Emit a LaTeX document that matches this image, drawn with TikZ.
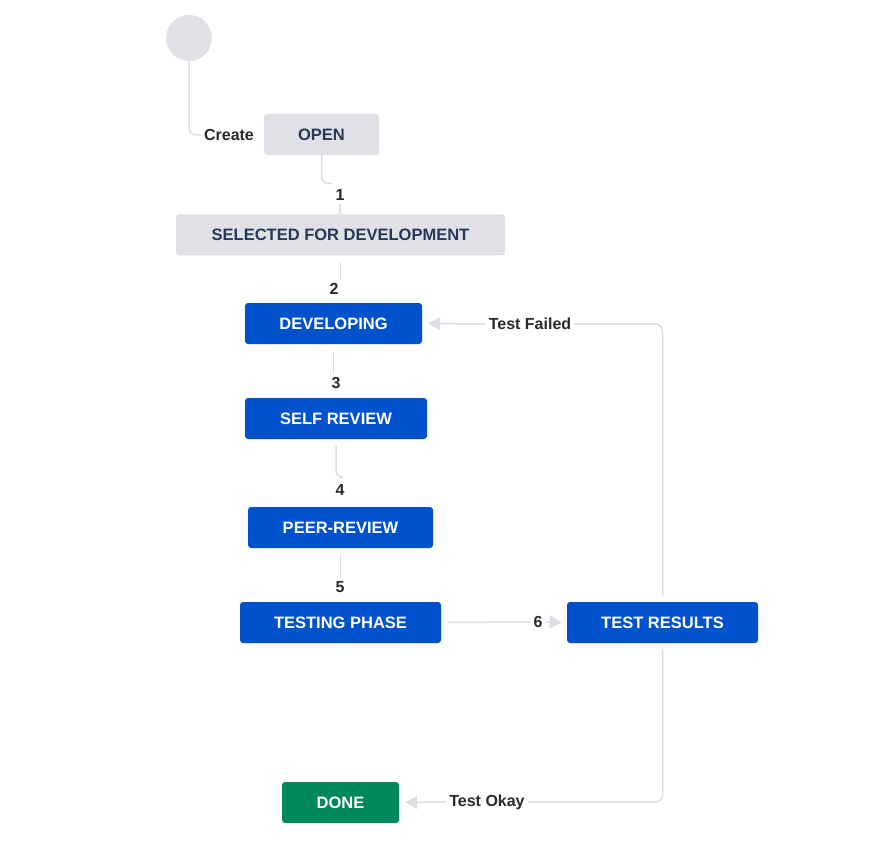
\documentclass[tikz,border=0pt]{standalone}
\usepackage{fontspec}
\setmainfont{Liberation Sans}
\usetikzlibrary{arrows.meta}
\definecolor{boxgray}{HTML}{DFE1E6}
\definecolor{graytext}{HTML}{253858}
\definecolor{jirablue}{HTML}{0052CC}
\definecolor{jiragreen}{HTML}{00875A}
\definecolor{linegray}{HTML}{DCDEE4}
\definecolor{lbltext}{HTML}{292929}
\tikzset{
  status/.style={rounded corners=3pt,inner sep=0pt,minimum height=41pt,
    font=\fontsize{16.5}{19}\selectfont\bfseries},
  todo/.style={status,fill=boxgray,text=graytext},
  doing/.style={status,fill=jirablue,text=white},
  done/.style={status,fill=jiragreen,text=white},
  lbl/.style={inner sep=3pt,text=lbltext,font=\fontsize{16}{19}\selectfont\bfseries},
  conn/.style={draw=linegray,line width=1.5pt,rounded corners=7pt},
  tip/.style={conn,-{Triangle[length=12pt,width=13pt]}}
}
\begin{document}
\begin{tikzpicture}[x=1pt,y=-1pt]
\useasboundingbox (0,0) rectangle (892,853);
% start point
\node[circle,fill=boxgray,minimum size=46pt,inner sep=0pt] (start) at (189,38) {};
% statuses
\node[todo,minimum width=115pt]  (open)     at (321.5,134.5) {OPEN};
\node[todo,minimum width=329pt]  (selected) at (340.5,235)   {SELECTED FOR DEVELOPMENT};
\node[doing,minimum width=177pt] (developing) at (333.5,323.5) {DEVELOPING};
\node[doing,minimum width=182pt] (selfrev)  at (336,418.5)   {SELF REVIEW};
\node[doing,minimum width=185pt] (peerrev)  at (340.5,527.5) {PEER-REVIEW};
\node[doing,minimum width=201pt] (testing)  at (340.5,622.5) {TESTING PHASE};
\node[doing,minimum width=191pt] (results)  at (662.5,622.5) {TEST RESULTS};
\node[done,minimum width=117pt]  (finished) at (340.5,802.5) {DONE};
% transition labels
\node[lbl] (create) at (229,135) {Create};
\node[lbl] (one)    at (340,195) {1};
\node[lbl] (two)    at (334,289) {2};
\node[lbl] (three)  at (336,383) {3};
\node[lbl] (four)   at (340,490) {4};
\node[lbl] (five)   at (340,587) {5};
\node[lbl] (six)    at (538,622) {6};
\node[lbl] (failed) at (530,324) {Test Failed};
\node[lbl] (okay)   at (487,802) {Test Okay};
% transitions
\draw[conn] (start) |- (create.west);
\draw[conn] (open.south) |- ([yshift=3pt]one.north west);
\draw[conn] (one.south) -- (one.south |- selected.north);
\draw[conn,shorten <=6pt] (selected.south) -- (selected.south |- two.north);
\draw[conn,shorten <=7pt] (developing.south) -- (developing.south |- three.north);
\draw[conn,shorten <=6pt] (selfrev.south) |- ([yshift=4pt]four.north);
\draw[conn,shorten <=7pt] (peerrev.south) -- (peerrev.south |- five.north);
\draw[conn,shorten <=7pt] (testing.east) -- (six.west);
\draw[tip,shorten >=5pt] (six.east) -- (results.west);
\draw[conn,shorten <=6pt] (results.north) |- (failed.east);
\draw[tip,shorten >=6pt] (failed.west) -- (developing.east);
\draw[conn,shorten <=6pt] (results.south) |- (okay.east);
\draw[tip,shorten >=6pt] (okay.west) -- (finished.east);
\end{tikzpicture}
\end{document}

★ ★ ★ ★ ★

# Requirements:
Print the listing above in full, exactly as written. Omit any pictures.

# Solution below:
Emit a LaTeX document that matches this image, drawn with TikZ.
\documentclass[tikz,border=0pt]{standalone}
\usepackage{fontspec}
\setmainfont{Liberation Sans}
\usetikzlibrary{arrows.meta}
\definecolor{boxgray}{HTML}{DFE1E6}
\definecolor{graytext}{HTML}{253858}
\definecolor{jirablue}{HTML}{0052CC}
\definecolor{jiragreen}{HTML}{00875A}
\definecolor{linegray}{HTML}{DCDEE4}
\definecolor{lbltext}{HTML}{292929}
\tikzset{
  status/.style={rounded corners=3pt,inner sep=0pt,minimum height=41pt,
    font=\fontsize{16.5}{19}\selectfont\bfseries},
  todo/.style={status,fill=boxgray,text=graytext},
  doing/.style={status,fill=jirablue,text=white},
  done/.style={status,fill=jiragreen,text=white},
  lbl/.style={inner sep=3pt,text=lbltext,font=\fontsize{16}{19}\selectfont\bfseries},
  conn/.style={draw=linegray,line width=1.5pt,rounded corners=7pt},
  tip/.style={conn,-{Triangle[length=12pt,width=13pt]}}
}
\begin{document}
\begin{tikzpicture}[x=1pt,y=-1pt]
\useasboundingbox (0,0) rectangle (892,853);
% start point
\node[circle,fill=boxgray,minimum size=46pt,inner sep=0pt] (start) at (189,38) {};
% statuses
\node[todo,minimum width=115pt]  (open)     at (321.5,134.5) {OPEN};
\node[todo,minimum width=329pt]  (selected) at (340.5,235)   {SELECTED FOR DEVELOPMENT};
\node[doing,minimum width=177pt] (developing) at (333.5,323.5) {DEVELOPING};
\node[doing,minimum width=182pt] (selfrev)  at (336,418.5)   {SELF REVIEW};
\node[doing,minimum width=185pt] (peerrev)  at (340.5,527.5) {PEER-REVIEW};
\node[doing,minimum width=201pt] (testing)  at (340.5,622.5) {TESTING PHASE};
\node[doing,minimum width=191pt] (results)  at (662.5,622.5) {TEST RESULTS};
\node[done,minimum width=117pt]  (finished) at (340.5,802.5) {DONE};
% transition labels
\node[lbl] (create) at (229,135) {Create};
\node[lbl] (one)    at (340,195) {1};
\node[lbl] (two)    at (334,289) {2};
\node[lbl] (three)  at (336,383) {3};
\node[lbl] (four)   at (340,490) {4};
\node[lbl] (five)   at (340,587) {5};
\node[lbl] (six)    at (538,622) {6};
\node[lbl] (failed) at (530,324) {Test Failed};
\node[lbl] (okay)   at (487,802) {Test Okay};
% transitions
\draw[conn] (start) |- (create.west);
\draw[conn] (open.south) |- ([yshift=3pt]one.north west);
\draw[conn] (one.south) -- (one.south |- selected.north);
\draw[conn,shorten <=6pt] (selected.south) -- (selected.south |- two.north);
\draw[conn,shorten <=7pt] (developing.south) -- (developing.south |- three.north);
\draw[conn,shorten <=6pt] (selfrev.south) |- ([yshift=4pt]four.north);
\draw[conn,shorten <=7pt] (peerrev.south) -- (peerrev.south |- five.north);
\draw[conn,shorten <=7pt] (testing.east) -- (six.west);
\draw[tip,shorten >=5pt] (six.east) -- (results.west);
\draw[conn,shorten <=6pt] (results.north) |- (failed.east);
\draw[tip,shorten >=6pt] (failed.west) -- (developing.east);
\draw[conn,shorten <=6pt] (results.south) |- (okay.east);
\draw[tip,shorten >=6pt] (okay.west) -- (finished.east);
\end{tikzpicture}
\end{document}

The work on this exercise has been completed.